If you want to run the code to do pre-training and/or fine-tuning, first follow these steps:

  1. Create a virtual environment and install all dependencies: python3 -m venv .venv; source .venv; pip install -r requirements.txt
  2. Create the environment variables file: cp .env.example .env
  3. Fill in .env accordingly with your favourite text editor and then run source export_env.sh
  4. Setup the librispeech dataset: ./data/librispeech/all_steps.sh (takes a few hours)
  5. Copy character_vocabulary.json to $LIBRISPEECH_META_DIR: cp character_vocabulary.json "$LIBRISPEECH_META_DIR"/character_vocabulary.json

Running pre-training experiments

All pre-training experiments were run by using the following commands. The hydra/launcher=x and hydra.launcher.timeout_min=x parameters are specific to the SLURM cluster and need to be changed/removed to your needs.

batch size 87.5 seconds

python run_ssl.py -m optim.algo.lr=7.29E-06,6.04E-05,5.00E-04 train.devices=1 train.accumulation=1 tags="[0gpu,cyclic]" data.pipe.train.max_tokens=1_400_000 hydra/launcher=das_preempt hydra.launcher.timeout_min=30240

batch size 150 seconds

python run_ssl.py -m optim.algo.lr=1.25E-05,7.91E-05,5.00E-04 train.devices=1 train.accumulation=1 tags="[1gpu,cyclic]" network.ssl_cfg.diversity_loss_epsilon=0,1e-7 hydra/launcher=das_preempt hydra.launcher.timeout_min=30240

batch size 5 minutes

python run_ssl.py -m optim.algo.lr=7.910E-05,1.25E-04,5.00E-04 train.devices=2 train.accumulation=1 tags="[2gpu,cyclic]" network.ssl_cfg.diversity_loss_epsilon=0,1e-7 hydra/launcher=das_preempt hydra.launcher.timeout_min=30240

batch size 10 minutes

python run_ssl.py -m optim.algo.lr=5.00E-05,1.58E-04,5.00E-04 train.devices=4 train.accumulation=1 tags="[4gpu,cyclic]" hydra/launcher=das_preempt hydra.launcher.timeout_min=30240

batch size 20 minutes

python run_ssl.py -m optim.algo.lr=1.00E-04,2.24E-04,5.00E-04 train.devices=4 train.accumulation=2 tags="[8gpu,cyclic]" hydra/launcher=icis_preempt hydra.launcher.timeout_min=30240

batch size 40 minutes

python run_ssl.py -m optim.algo.lr=2.00E-04,3.16E-04,5.00E-04 train.devices=4 train.accumulation=4 tags="[16gpu,cyclic]" hydra/launcher=icis_preempt hydra.launcher.timeout_min=30240

batch size 80 minutes

python run_ssl.py -m optim.algo.lr=5.00E-04 train.devices=4 train.accumulation=8 tags="[32gpu,cyclic]" hydra/launcher=icis_preempt hydra.launcher.timeout_min=30240

Running fine-tuning experiments

To fine-tune a checkpoint path/to/checkpoint.ckpt for ASR, the following command can be used:

python run_ft_asr.py +experiment=$CONDITION load_from_ckpt="$(realpath path/to/checkpoint.ckpt)"

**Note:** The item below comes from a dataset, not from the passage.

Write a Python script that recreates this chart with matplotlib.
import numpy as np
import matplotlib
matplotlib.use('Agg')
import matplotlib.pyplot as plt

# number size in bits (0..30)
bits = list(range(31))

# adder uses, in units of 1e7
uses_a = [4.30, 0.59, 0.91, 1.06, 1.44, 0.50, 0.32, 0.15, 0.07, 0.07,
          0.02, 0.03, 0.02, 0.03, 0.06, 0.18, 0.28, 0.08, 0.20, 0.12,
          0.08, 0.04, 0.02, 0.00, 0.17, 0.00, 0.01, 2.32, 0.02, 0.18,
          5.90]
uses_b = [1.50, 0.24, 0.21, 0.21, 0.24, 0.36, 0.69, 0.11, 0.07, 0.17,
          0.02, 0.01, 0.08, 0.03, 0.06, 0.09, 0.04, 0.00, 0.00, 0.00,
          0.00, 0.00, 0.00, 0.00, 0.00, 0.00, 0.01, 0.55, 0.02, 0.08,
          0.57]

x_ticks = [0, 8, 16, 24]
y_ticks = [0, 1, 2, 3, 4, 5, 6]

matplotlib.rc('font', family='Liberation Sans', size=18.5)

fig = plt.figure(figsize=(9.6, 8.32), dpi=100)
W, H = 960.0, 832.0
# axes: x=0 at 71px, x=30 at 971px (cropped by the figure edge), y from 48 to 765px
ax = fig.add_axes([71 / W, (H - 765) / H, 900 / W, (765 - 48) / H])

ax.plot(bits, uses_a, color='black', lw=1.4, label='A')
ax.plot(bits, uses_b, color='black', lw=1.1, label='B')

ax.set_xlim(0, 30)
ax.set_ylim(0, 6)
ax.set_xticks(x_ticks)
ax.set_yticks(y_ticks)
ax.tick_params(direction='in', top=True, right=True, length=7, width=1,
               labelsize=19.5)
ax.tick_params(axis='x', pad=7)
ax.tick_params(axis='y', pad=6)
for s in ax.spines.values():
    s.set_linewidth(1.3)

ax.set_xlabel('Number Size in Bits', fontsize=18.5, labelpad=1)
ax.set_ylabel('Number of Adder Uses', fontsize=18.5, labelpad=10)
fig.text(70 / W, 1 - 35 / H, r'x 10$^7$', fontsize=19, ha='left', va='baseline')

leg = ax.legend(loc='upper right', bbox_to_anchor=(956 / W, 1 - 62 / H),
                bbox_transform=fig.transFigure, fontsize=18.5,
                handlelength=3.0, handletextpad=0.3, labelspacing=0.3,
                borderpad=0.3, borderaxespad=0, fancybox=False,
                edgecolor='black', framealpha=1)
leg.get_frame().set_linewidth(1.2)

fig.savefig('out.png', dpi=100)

where $CONDITION is one of

  1. ft_min_10
  2. ft_1h
  3. ft_10h
  4. ft_100h
  5. ft_960h

If word decoding is desired, decoder.use_lm=true can be added to the command (which uses settings of default.yaml), or use a decoder like 4gram_fair_10min.yaml by setting decoder=4gram_fair_10min.